TASK STATEMENT: Leave out the pictures and transcribe everything else exactly.

* * *

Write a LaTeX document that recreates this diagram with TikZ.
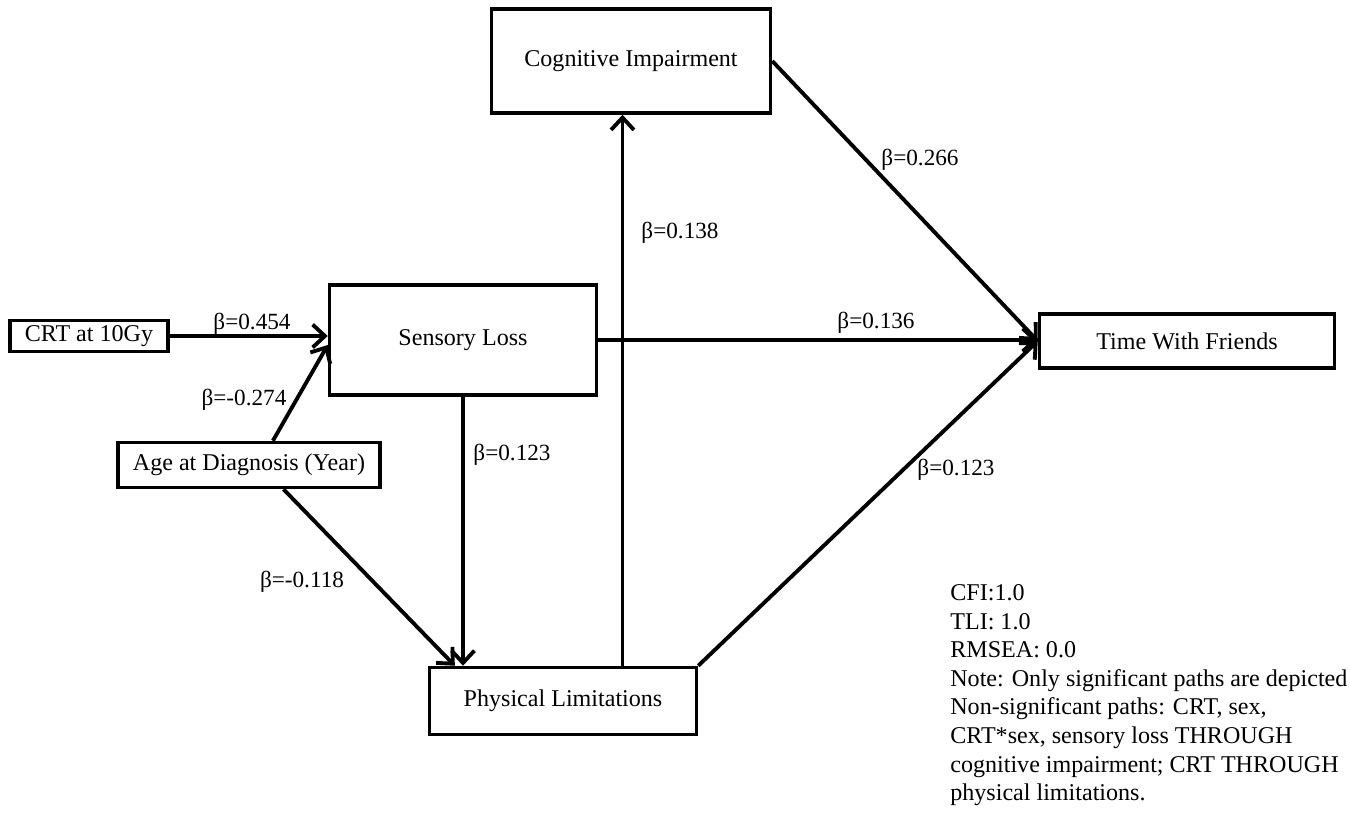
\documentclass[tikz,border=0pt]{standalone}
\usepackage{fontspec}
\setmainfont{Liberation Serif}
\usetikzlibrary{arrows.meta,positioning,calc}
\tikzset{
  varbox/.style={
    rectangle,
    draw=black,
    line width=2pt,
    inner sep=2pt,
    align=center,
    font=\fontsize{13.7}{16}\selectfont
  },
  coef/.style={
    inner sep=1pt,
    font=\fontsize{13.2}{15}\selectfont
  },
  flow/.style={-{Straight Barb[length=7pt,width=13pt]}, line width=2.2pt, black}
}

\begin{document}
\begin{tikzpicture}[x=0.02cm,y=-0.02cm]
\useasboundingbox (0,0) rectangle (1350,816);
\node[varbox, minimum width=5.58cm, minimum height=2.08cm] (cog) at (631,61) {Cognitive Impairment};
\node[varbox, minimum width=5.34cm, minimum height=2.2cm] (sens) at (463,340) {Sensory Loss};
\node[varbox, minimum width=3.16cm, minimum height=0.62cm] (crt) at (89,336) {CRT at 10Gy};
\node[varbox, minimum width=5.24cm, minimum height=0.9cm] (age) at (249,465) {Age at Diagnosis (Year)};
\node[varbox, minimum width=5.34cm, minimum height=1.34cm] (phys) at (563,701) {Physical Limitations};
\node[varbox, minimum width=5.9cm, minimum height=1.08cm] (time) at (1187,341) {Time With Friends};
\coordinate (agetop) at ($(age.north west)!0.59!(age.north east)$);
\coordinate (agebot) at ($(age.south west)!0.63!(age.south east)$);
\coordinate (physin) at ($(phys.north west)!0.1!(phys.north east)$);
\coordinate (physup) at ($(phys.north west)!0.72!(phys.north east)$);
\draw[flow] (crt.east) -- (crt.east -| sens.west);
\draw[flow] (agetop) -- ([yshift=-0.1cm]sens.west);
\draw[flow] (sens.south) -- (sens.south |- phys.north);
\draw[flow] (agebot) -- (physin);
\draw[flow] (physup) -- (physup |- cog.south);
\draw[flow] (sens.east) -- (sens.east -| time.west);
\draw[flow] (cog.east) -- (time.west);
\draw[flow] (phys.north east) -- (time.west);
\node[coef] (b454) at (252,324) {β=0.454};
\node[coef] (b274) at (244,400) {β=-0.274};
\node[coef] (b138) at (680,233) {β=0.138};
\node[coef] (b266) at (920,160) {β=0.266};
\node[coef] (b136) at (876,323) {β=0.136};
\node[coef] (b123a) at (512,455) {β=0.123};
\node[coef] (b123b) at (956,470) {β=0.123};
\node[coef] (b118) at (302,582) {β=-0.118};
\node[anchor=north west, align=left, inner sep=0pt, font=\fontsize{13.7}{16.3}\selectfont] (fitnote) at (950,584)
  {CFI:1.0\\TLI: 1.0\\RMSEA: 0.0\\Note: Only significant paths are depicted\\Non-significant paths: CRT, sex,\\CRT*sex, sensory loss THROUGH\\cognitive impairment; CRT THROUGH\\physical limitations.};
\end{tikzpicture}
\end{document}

* * *

SOLUTION TO THE EXERCISE:
Write a LaTeX document that recreates this diagram with TikZ.
\documentclass[tikz,border=0pt]{standalone}
\usepackage{fontspec}
\setmainfont{Liberation Serif}
\usetikzlibrary{arrows.meta,positioning,calc}
\tikzset{
  varbox/.style={
    rectangle,
    draw=black,
    line width=2pt,
    inner sep=2pt,
    align=center,
    font=\fontsize{13.7}{16}\selectfont
  },
  coef/.style={
    inner sep=1pt,
    font=\fontsize{13.2}{15}\selectfont
  },
  flow/.style={-{Straight Barb[length=7pt,width=13pt]}, line width=2.2pt, black}
}

\begin{document}
\begin{tikzpicture}[x=0.02cm,y=-0.02cm]
\useasboundingbox (0,0) rectangle (1350,816);
\node[varbox, minimum width=5.58cm, minimum height=2.08cm] (cog) at (631,61) {Cognitive Impairment};
\node[varbox, minimum width=5.34cm, minimum height=2.2cm] (sens) at (463,340) {Sensory Loss};
\node[varbox, minimum width=3.16cm, minimum height=0.62cm] (crt) at (89,336) {CRT at 10Gy};
\node[varbox, minimum width=5.24cm, minimum height=0.9cm] (age) at (249,465) {Age at Diagnosis (Year)};
\node[varbox, minimum width=5.34cm, minimum height=1.34cm] (phys) at (563,701) {Physical Limitations};
\node[varbox, minimum width=5.9cm, minimum height=1.08cm] (time) at (1187,341) {Time With Friends};
\coordinate (agetop) at ($(age.north west)!0.59!(age.north east)$);
\coordinate (agebot) at ($(age.south west)!0.63!(age.south east)$);
\coordinate (physin) at ($(phys.north west)!0.1!(phys.north east)$);
\coordinate (physup) at ($(phys.north west)!0.72!(phys.north east)$);
\draw[flow] (crt.east) -- (crt.east -| sens.west);
\draw[flow] (agetop) -- ([yshift=-0.1cm]sens.west);
\draw[flow] (sens.south) -- (sens.south |- phys.north);
\draw[flow] (agebot) -- (physin);
\draw[flow] (physup) -- (physup |- cog.south);
\draw[flow] (sens.east) -- (sens.east -| time.west);
\draw[flow] (cog.east) -- (time.west);
\draw[flow] (phys.north east) -- (time.west);
\node[coef] (b454) at (252,324) {β=0.454};
\node[coef] (b274) at (244,400) {β=-0.274};
\node[coef] (b138) at (680,233) {β=0.138};
\node[coef] (b266) at (920,160) {β=0.266};
\node[coef] (b136) at (876,323) {β=0.136};
\node[coef] (b123a) at (512,455) {β=0.123};
\node[coef] (b123b) at (956,470) {β=0.123};
\node[coef] (b118) at (302,582) {β=-0.118};
\node[anchor=north west, align=left, inner sep=0pt, font=\fontsize{13.7}{16.3}\selectfont] (fitnote) at (950,584)
  {CFI:1.0\\TLI: 1.0\\RMSEA: 0.0\\Note: Only significant paths are depicted\\Non-significant paths: CRT, sex,\\CRT*sex, sensory loss THROUGH\\cognitive impairment; CRT THROUGH\\physical limitations.};
\end{tikzpicture}
\end{document}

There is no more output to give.